Чем глубже он исследовал и видел происходящее в Советском Союзе, тем откровеннее он комментировал цену прогресса. В 1931 году на круглом столе экономистов Гувер назвал Россию «страной, в которой безраздельно властвуют насилие и страх», сославшись на отсутствие личной свободы, деятельность тайной полиции и фактическую войну в сельской местности. Но, продолжил Гувер, «эти впечатляющие данные о страхе, насилии и терроре не могут заслонить степень достигнутого экономического успеха». Успехи советской политики проявились не только в статистике промышленного производства и урожайности сельского хозяйства; на деле советские лидеры начали переделывать все общество в интересах экономического производства, быстро достигнув высокого уровня механизации и «стандартизации людей» [Hoover 1931c: 43; Counts 1932: 228, 250].
В то время как Чейз и другие приписывали эти достижения централизованному планированию, Гувер отверг планирование как неэффективное. Госплан был не так полезен как координирующий орган, утверждал Гувер, а больше выступал как средство «силового вмешательства в экономику». По словам Гувера, в основе системы планирования лежит грубая сила, а не тщательная координация. Его бывший коллега Элвин Хансен аналогичным образом объяснял успехи советского планирования регламентацией, а не рациональностью. Гувер указал, что величайшие достижения советских планов, особенно в области регламентации, можно было найти в сельской местности. Навязывание крестьянству коллективного сельского хозяйства требовало принуждения, писал Гувер, но тем не менее это было самым «поразительным доказательством [во всей истории] власти человеческого интеллекта над материальным миром» [Hoover 1931a: 67, 324; Hansen 1932: 333, 359]. Трудно было бы найти более высокую оценку коллективизации.
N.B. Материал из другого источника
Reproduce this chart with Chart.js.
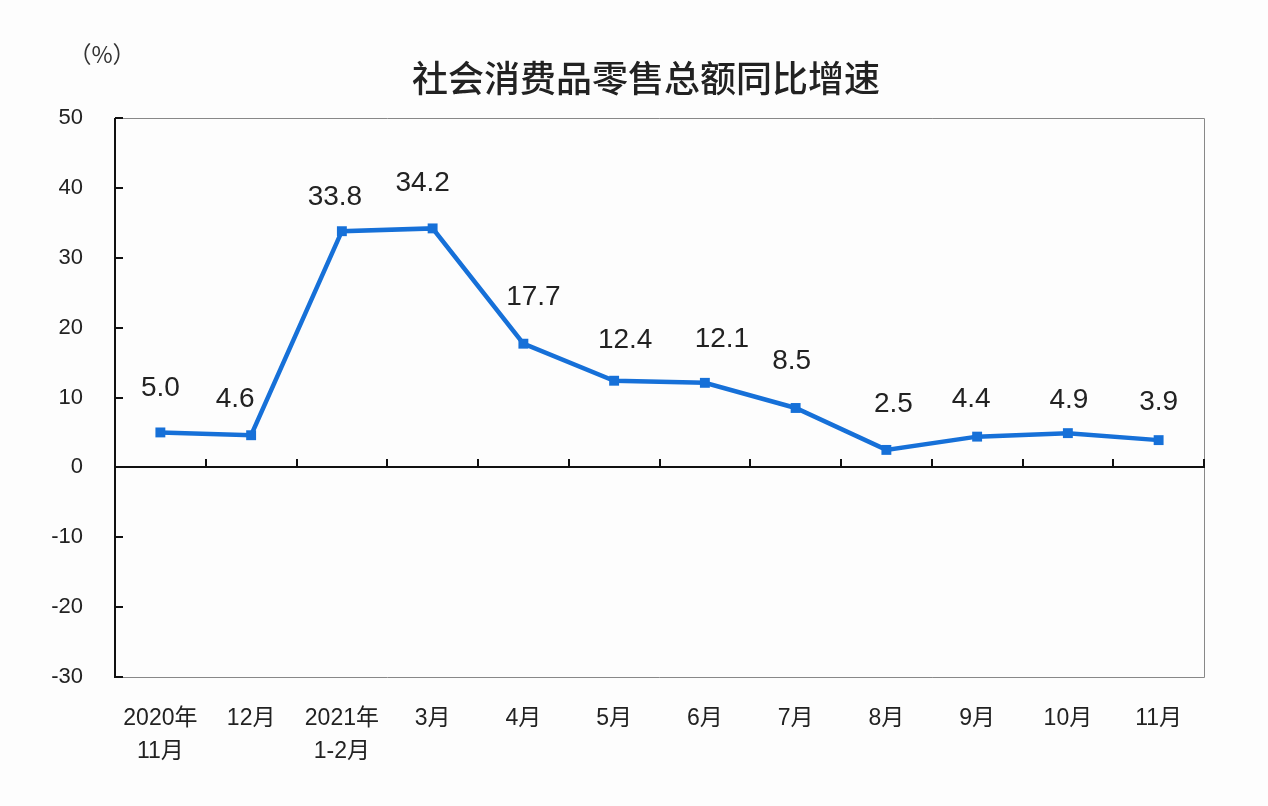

Были ли русские крестьяне, главные объекты коллективизации, частью «человеческого интеллекта» или «материального мира»? Взгляд Гувера на крестьянство предполагает последнее. Коллективизация потребовала, чтобы крестьян «вырвали с корнем и пересадили на совершенно новую и незнакомую почву». Эта метафорическая пересадка изменила бы природу самого растения. Крестьяне были суеверны и беспомощны – «чрезвычайно инертны», – и тем самым замедляли темпы экономических изменений [Hoover 1931a: 343, 97, 110, 69; Hoover 1931b: 119]. Только преодолев эту инерцию, Россия сможет иметь экономическое будущее. Хотя эта оценка крестьянства во многом совпадала с оценкой Перлмана, она едва ли была характерна лишь для левых марксистов. Например, технократ Тагвелл использовал аналогичный язык, когда называл крестьянство «тяжелой аморфной массой». Карл Бордерс, чикагский социолог и поселенческий работник, писал о «заметной со стороны сонной инертности» крестьян. Другие использовали более сильные термины. Журналист Луи Фишер небрежно упомянул о «бычьей невозмутимости» русских, вернувшись к многовековому сравнению со скотным двором.
Гувер применил свою оценку крестьянской пассивности к советской политике. Согласно его выводам, партия знала, что типичный крестьянин «настолько ленив, что, если бы у него не было стимула в виде неминуемого голода, он бы не работал». Но это вряд ли беспокоило советских планировщиков: «Партия полна решимости, чтобы революция не погибла, даже если несколько крестьян умрут с голоду». Сэмюэль Нортроп Харпер предложил аналогичный анализ, указав, что коллективизация может привести к смерти четырех из каждых пяти крестьян, но энтузиазм русских в отношении индустриализации остается сильным[351]
. Если Чейз считал, что затраты на модернизацию исчисляются кровью, Гувер оценивал его стоимость с помощью голода – возможно, менее грязного, но не менее смертоносного.